Wednesday, April 17, 2013

The Future of News in my Community

 I live and work on the Lagos Island, a community that is webbed in on all sides by an overflowing lagoon and a raging Atlantic ocean, all in Lagos state, the former capital of Nigeria and the country’s commercial nerve centre. From my daily interface with the community and my professional experience as a Journalist, it is deducible that the future of news in my community is telephony.

Lagos is, by most estimates, one of the fastest-growing cities in the world as it is currently experiencing a population increase of about 275,000 persons per annum. In 1999 the United Nations predicted that the city's metropolitan area, which had only about 290,000 inhabitants in 1950, would exceed 20 million by 2010 and thus become one of the ten most populated cities in the world. 

Further statistics reveal that with 3, in size and a population figure of 19, 292,522 (as at 2009) in Lagos, there is a huge spectrum of wealth distribution among the people that reside in Lagos. It ranges from the very wealthy to the very poor. Lagos has attracted and continues to attract many young people and families seeking a better life from all parts of Nigeria and beyond. In this cosmopolitan milieu, the imperatives of communication cannot be oversimplified hence information dissemination remains a huge and thriving aspect of daily existence in the state.

Currently, all the forms of traditional and new media technologies are present and rapidly expanding at amazing levels in my community what with the sustained influence of broadcast media (Radio and Television) print media (newspapers and magazines), and the burgeoning effect new media (social networks, blogging, etc). It is prudent to note that the increasing relevance of these forms of media in my community is not unconnected with the age-long need for information on developments around the world and most especially around our multi-cultural, multi-ethnic and heterogeneous community. It is also linked with the current population explosion in my community, which limits access to basic essentials of life, hence the daily, hectic struggle for what to eat, where to sleep, what to wear, what to drive, where to drive, and what social amenities are available. 

These and many more all sums up the “rat race” that life in my community typifies. It is in the midst of this mad scramble for subsistence that the demand for information on-the-go becomes irresistible as the population requires constant updates on the weather, climatic changes, security situation, traffic analysis, governmental actions/inactions, and general emergencies as these updates go a long way in determining a corresponding course of action from the populace.

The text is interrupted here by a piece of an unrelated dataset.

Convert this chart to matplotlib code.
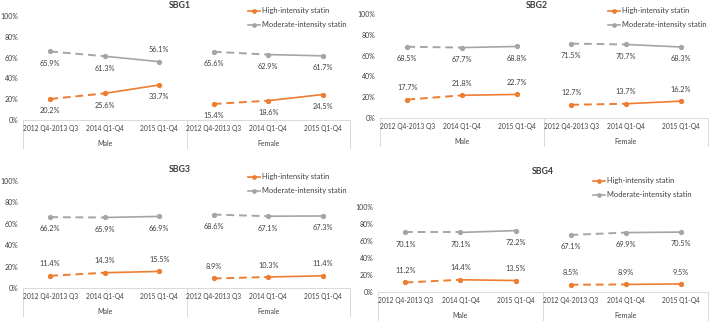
import matplotlib
matplotlib.use("Agg")
import matplotlib.pyplot as plt
from matplotlib.lines import Line2D

plt.rcParams['font.family'] = ['Lato', 'DejaVu Sans']

periods = ['2012 Q4-2013 Q3', '2014 Q1-Q4', '2015 Q1-Q4']
groups = ['Male', 'Female']
titles = ['SBG1', 'SBG2', 'SBG3', 'SBG4']
series_names = ['High-intensity statin', 'Moderate-intensity statin']

# high-intensity (male + female), moderate-intensity (male + female), in %
sbg1_high = [20.2, 25.6, 33.7, 15.4, 18.6, 24.5]
sbg1_mod = [65.9, 61.3, 56.1, 65.6, 62.9, 61.7]
sbg2_high = [17.7, 21.8, 22.7, 12.7, 13.7, 16.2]
sbg2_mod = [68.5, 67.7, 68.8, 71.5, 70.7, 68.3]
sbg3_high = [11.4, 14.3, 15.5, 8.9, 10.3, 11.4]
sbg3_mod = [66.2, 65.9, 66.9, 68.6, 67.1, 67.3]
sbg4_high = [11.2, 14.4, 13.5, 8.5, 8.9, 9.5]
sbg4_mod = [70.1, 70.1, 72.2, 67.1, 69.9, 70.5]

ORANGE = '#ED7D31'
GRAY = '#A5A5A5'
TXT = '#404040'
W, H = 709, 322

fig = plt.figure(figsize=(W / 100, H / 100), dpi=100)

# pixel layout per panel: x0, x1, y(100%), y(0%), box bottom, title xy, legend xy
layout = [
    dict(x0=23, x1=350, ytop=16, ybot=120, box=148, title=(180, 6), leg=(248, 11)),
    dict(x0=380, x1=708, ytop=14, ybot=118, box=146, title=(537, 6), leg=(608, 11)),
    dict(x0=23, x1=350, ytop=181, ybot=288, box=316, title=(180, 169), leg=(248, 177)),
    dict(x0=378, x1=708, ytop=207, ybot=292, box=320, title=(543, 172), leg=(593, 181)),
]
data = [(sbg1_high, sbg1_mod), (sbg2_high, sbg2_mod),
        (sbg3_high, sbg3_mod), (sbg4_high, sbg4_mod)]


def fx(px):
    return px / W


def fy(py):
    return 1 - py / H


for i, (lay, (high, mod)) in enumerate(zip(layout, data)):
    ax = fig.add_axes([fx(lay['x0']), fy(lay['ybot']),
                       (lay['x1'] - lay['x0']) / W, (lay['ybot'] - lay['ytop']) / H])
    ax.set_xlim(0, 6)
    ax.set_ylim(0, 100)
    for s in ax.spines.values():
        s.set_visible(False)
    ax.set_xticks([])
    ax.set_yticks(range(0, 101, 20))
    ax.set_yticklabels([f'{v}%' for v in range(0, 101, 20)], fontsize=5, color=TXT)
    ax.tick_params(axis='y', length=0, pad=3.5)
    ax.patch.set_alpha(0)

    for vals, col in ((high, ORANGE), (mod, GRAY)):
        for g in range(2):
            xs = [g * 3 + k + 0.5 for k in range(3)]
            ys = vals[g * 3:g * 3 + 3]
            ax.plot(xs[:2], ys[:2], color=col, lw=1.4, ls=(0, (4, 2.5)))
            ax.plot(xs[1:], ys[1:], color=col, lw=1.2)
            ax.plot(xs, ys, 'o', color=col, ms=2.8)
            for k in range(3):
                if col == GRAY:
                    above = (i == 0 and g == 0 and k == 2)
                else:
                    above = i != 0
                off = 6 if above else -6
                ax.annotate(f'{ys[k]:.1f}%', (xs[k], ys[k]), xytext=(0, off),
                            textcoords='offset points', ha='center',
                            va='bottom' if above else 'top', fontsize=5.3, color=TXT)

    # multi-level category axis
    hpx = lay['ybot'] - lay['ytop']
    depth = -(lay['box'] - lay['ybot']) / hpx
    ax.plot([0, 1], [0, 0], transform=ax.transAxes, color='#D9D9D9', lw=0.7, clip_on=False)
    for xv in (0, 0.5, 1):
        ax.plot([xv, xv], [0, depth], transform=ax.transAxes, color='#D9D9D9',
                lw=0.7, clip_on=False)
    for k in range(6):
        ax.text((k + 0.5) / 6, -9 / hpx, periods[k % 3], transform=ax.transAxes,
                ha='center', va='center', fontsize=4.8, color=TXT)
    for g in range(2):
        ax.text(0.25 + 0.5 * g, -24 / hpx, groups[g], transform=ax.transAxes,
                ha='center', va='center', fontsize=5, color=TXT)

    tx, ty = lay['title']
    fig.text(fx(tx), fy(ty), titles[i], ha='center', va='center', fontsize=6.3,
             fontweight='bold', color=TXT)

    lx, ly = lay['leg']
    for j, (name, col) in enumerate(zip(series_names, (ORANGE, GRAY))):
        yy = fy(ly + 14 * j)
        fig.add_artist(Line2D([fx(lx), fx(lx + 12)], [yy, yy], color=col, lw=1.2,
                              transform=fig.transFigure))
        fig.add_artist(Line2D([fx(lx + 6)], [yy], color=col, marker='o', ms=2.4,
                              transform=fig.transFigure))
        fig.text(fx(lx + 14), yy, name, ha='left', va='center', fontsize=5.4, color=TXT)

fig.savefig('out.png', dpi=100)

To effectively meet the aforementioned demand on news from over 15 million people in Lagos, Magazines, social media, morning and evening newspapers, radio, TV stations deploy massive investments in telecommunications in order to expand their scope of acceptance and coverage. Media outfits in my community achieve nearly unrestricted access to the people through the use of mobile systems of telecommunication like automatic calls, bulk SMS, blackberry messaging and provision of toll-free lines. Through automatic call systems, media Organisations convey breaking-news to their registered audience by placing direct calls at no costs to the receivers or provision of a special mobile telephone number in which their audience can call-in at affordable rates to access their broadcasts and programmes. 

Another strategy is the bulk SMS and blackberry messaging services, which convey updates to the end users in real time and carries the prospect of being mass-forwarded to their friends and relatives. Also toll-free lines are advertised for media consumers to call-in and contribute their views to developments within the community. The toll-free lines also enable the consumer to provide citizen-journalism services (photos and breaking news) to the media outfit in times of emergency developments. Besides, many mobile phones now come with radio-enabled facilities which further creates wider access to news by millions of mobile phone users in my community who simply tune to their favourite radio stations while going about their normal chores. 

In this group falls the owners of cars with radio facilities who tune to their favourite radio station while driving or stuck in a traffic gridlock and then uses the same phone to call or text the media outfit on the traffic situation in his present location. Such live traffic updates have become the highest selling points for news agencies in my community as everyone relies on traffic updates to plan daily movements thereby avoiding areas with huge traffic congestion when necessary.

With eyes on the future, there is no gainsaying the indispensability of telephony in the news of tomorrow as endless possibilities for prolific synergies between news and telecommunications continue to evolve. A further amplification of this wavelength of reasoning can be acknowledged in the social economy of my community which basks unabashedly in widespread poverty, gaping absence of social amenities characterised by lack of purchasing power, exposure to risk, malnutrition, high mortality rate, low life expectancy, insufficient access to social opportunities for income generation. Futuristic news solutions must therefore not only be powered by the economies of scale but must also be oiled on the wheels of accessible affordability which only telephony-based news service provides. 

The clear absence of energy and probable inadequate energy solutions in the future will ultimately render ineffective and obsolete, any news service that is not telephony-friendly as economic decisions of the majority will always continue to push the frontiers of news even in the next millennium. It is also a fact incontrovertible that many telephony services require less outlay to maintain functionality and reach a wider audience while others require extensive considerations to achieve even a lesser impact.

Thus welcome to the future of news…welcome to telephony.